Internationally acclaimed cycling coach David Sanders today described the route for the 2017 Port of Portland-Fulton Hogan Tour of the Great South Coast as one of the best courses ever designed for a modern-day Australian road race.

“It’s a classic, it’s got everything,” said Sanders who was awarded an Order of Australia Medal in the recent Queen’s Birthday honours for his lifelong contribution to cycling.

Sanders, 62, has not missed a Great South Coast Tour since its inception in 2012, mainly as the manager of a succession of young teams from the Victorian Institute of Sport where he was head cycling coach for nearly 24 years.

But overseas commitments will force him to miss the tour’s sixth edition, which starts with a 36-kilometre morning criterium at Mount Gambier’s Vansittart Park in South Australia on Wednesday, July 26. (Course outline attached).

Over the past couple of years, Sanders has worked as a specialist coach for Cycling Australia and the international trade team Orica-Scott, preparing riders for major events like the Olympic Games, Tour de France and world road championships.

He will depart Australia next Saturday and head for the mountainous principality of Andorra, a tiny country nestled between Spain and France in the Pyrenees. His mission at the three-week altitude training camp will be to hone the climbing skills of a small contingent of riders for the Tour of Spain and world road championships in Bergen, Norway, in September.

The exclusive group will include the multiple big-race winner Simon Gerrans and the South Australian Olympic silver medallist Alex Edmondson who first caught the eye as a road rider with a gutsy second placing in the 2013 Tour of the Great South Coast, also winning the CFMEU Rising Star Award and the gruelling final stage around Camperdown’ s Lakes and Craters district.
“The Great South Coast Tour is the perfect event for young riders like Alex Edmondson to display their talents,” Sanders said. “He went to the Olympic Games twice as a track rider, but now his immediate future is on the road overseas with Orica-Scott. It’s exciting.”

Sanders said the 2017 Great South Coast course was beautiful, challenging, unpredictable and potentially career-defining.

“You’ll have tough hills around Mount Gambier’s Blue Lake, Casterton and Cape Bridgewater, plus wide-open, wind-affected spaces in and out of that charming little fishing village, Port MacDonnell. I love going to that race, it’s a great event.”

Sanders, who has guided and helped countless young cyclists throughout his 27-year coaching career, said he was humbled and “a little embarrassed” with his Queen’s Birthday honour.

“I just feel there are a lot more deserving people around than me,” he said. “To be honest, I was quite shocked when I was advised.”

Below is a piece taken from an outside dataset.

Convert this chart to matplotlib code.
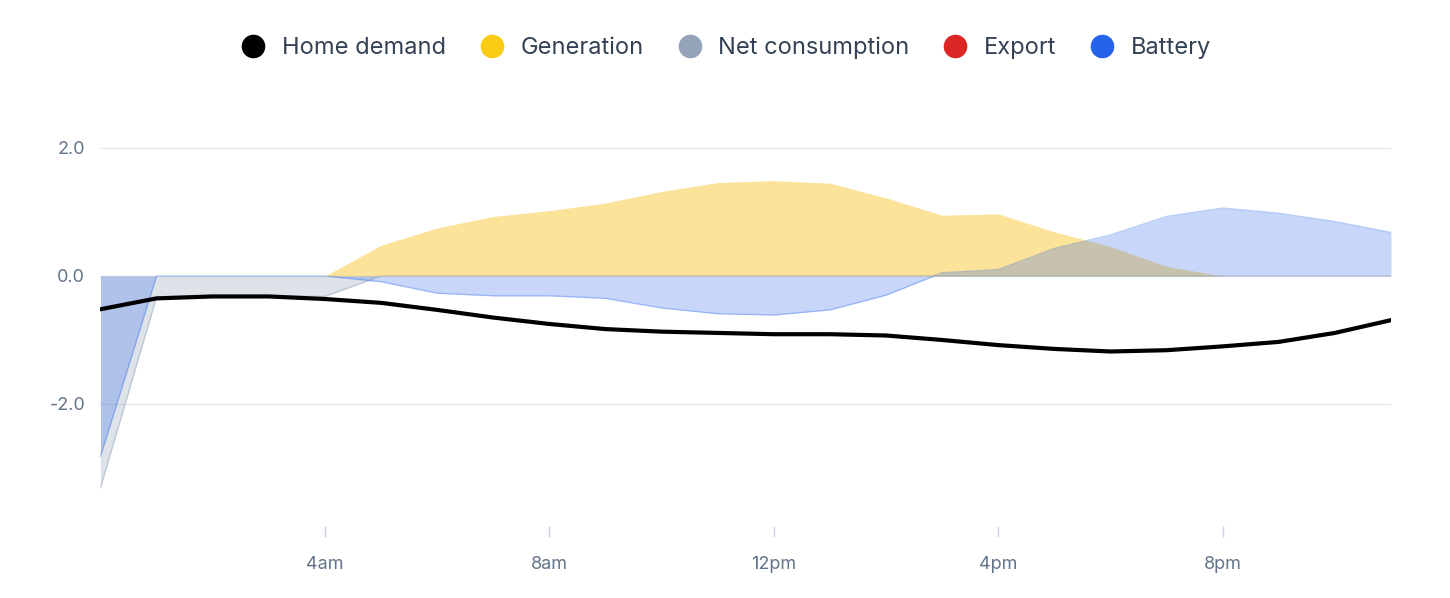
import matplotlib
matplotlib.use("Agg")
import matplotlib.pyplot as plt
from matplotlib.lines import Line2D

plt.rcParams['font.family'] = ['Inter', 'DejaVu Sans']

# hourly values (kW), hour 0 .. 23
hours = list(range(24))
home_demand = [-0.52, -0.35, -0.32, -0.32, -0.36, -0.42, -0.53, -0.65, -0.75, -0.83, -0.87, -0.89,
               -0.91, -0.91, -0.93, -1.00, -1.08, -1.14, -1.18, -1.16, -1.10, -1.03, -0.89, -0.69]
generation = [0, 0, 0, 0, 0, 0.48, 0.75, 0.93, 1.02, 1.14, 1.32, 1.46,
              1.49, 1.45, 1.22, 0.95, 0.97, 0.69, 0.46, 0.15, 0, 0, 0, 0]
net_consumption = [-3.31, -0.33, -0.31, -0.31, -0.32, 0, 0, 0, 0, 0, 0, 0,
                   0, 0, 0, 0, 0, 0, 0, 0, 0, 0, 0, 0]
export = [0] * 24
battery = [-2.82, 0, 0, 0, 0, -0.09, -0.27, -0.31, -0.31, -0.35, -0.50, -0.59,
           -0.61, -0.53, -0.30, 0.05, 0.10, 0.43, 0.64, 0.93, 1.06, 0.98, 0.85, 0.68]

tick_hours = [4, 8, 12, 16, 20]
tick_labels = ['4am', '8am', '12pm', '4pm', '8pm']

c_demand = '#000000'
c_gen = '#facc15'
c_net = '#94a3b8'
c_exp = '#dc2626'
c_bat = '#2563eb'

fig = plt.figure(figsize=(14.5, 5.98), dpi=100)
ax = fig.add_axes([0.0693, 0.1211, 0.890, 0.7385])

ax.fill_between(hours, 0, net_consumption, color=c_net, alpha=0.3, lw=0)
ax.plot(hours, net_consumption, color=c_net, alpha=0.45, lw=1)
ax.fill_between(hours, 0, generation, color='#fac11f', alpha=0.45, lw=0)  # a bit warmer than the marker
ax.fill_between(hours, 0, export, color=c_exp, alpha=0.25, lw=0)
ax.fill_between(hours, 0, battery, color=c_bat, alpha=0.25, lw=0)
ax.plot(hours, battery, color=c_bat, alpha=0.3, lw=1)
ax.plot(hours, home_demand, color=c_demand, lw=3, solid_capstyle='round', zorder=5)

ax.set_xlim(0, 23)
ax.set_ylim(-3.9, 3.0)
ax.set_yticks([-2, 0, 2])
ax.set_yticklabels(['-2.0', '0.0', '2.0'])
ax.set_xticks(tick_hours)
ax.set_xticklabels(tick_labels)
ax.grid(axis='y', color='#e5e7eb', lw=1)
ax.set_axisbelow(True)
for s in ax.spines.values():
    s.set_visible(False)
ax.tick_params(axis='y', length=0, pad=11, labelsize=13, labelcolor='#64748b')
ax.tick_params(axis='x', length=8, width=1, color='#cbd5e1', pad=14,
               labelsize=13, labelcolor='#64748b')

names = ['Home demand', 'Generation', 'Net consumption', 'Export', 'Battery']
cols = [c_demand, c_gen, c_net, c_exp, c_bat]
handles = [Line2D([], [], ls='none', marker='o', markersize=17, color=c, markeredgewidth=0)
           for c in cols]
fig.legend(handles, names, loc='center', bbox_to_anchor=(0.5, 1 - 48 / 598), ncol=5,
           frameon=False, fontsize=17, labelcolor='#334155', handletextpad=0.6,
           columnspacing=1.36, handlelength=1.2)

fig.savefig('out.png', dpi=100, facecolor='white')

Sanders, who as a cyclist won the 1978 Austral Wheelrace, and an Australian Madison Championship and two Launceston six-day races with Murray Hall, said that although he would not be present at the five-day Great South Coast Tour, he would following the race’s progress on social media.

“I’ll be keen to see which young cyclist emerges through the ranks,” he said.

The Tour of the Great South Coast will be held from July 26-30 and will take in a 500-kilometre course in South Australia and Victoria, with backing from the municipalities of Mount Gambier, Grant and Glenelg.
The six-stage teams event is expected to attract a top-class field of about 100 cyclists from all Australian states and New Zealand. Entries close with Cycling Victoria on Monday, July 17.

The tour is one of the key events on Cycling Australia’s 2017 Subaru National Road Series calendar.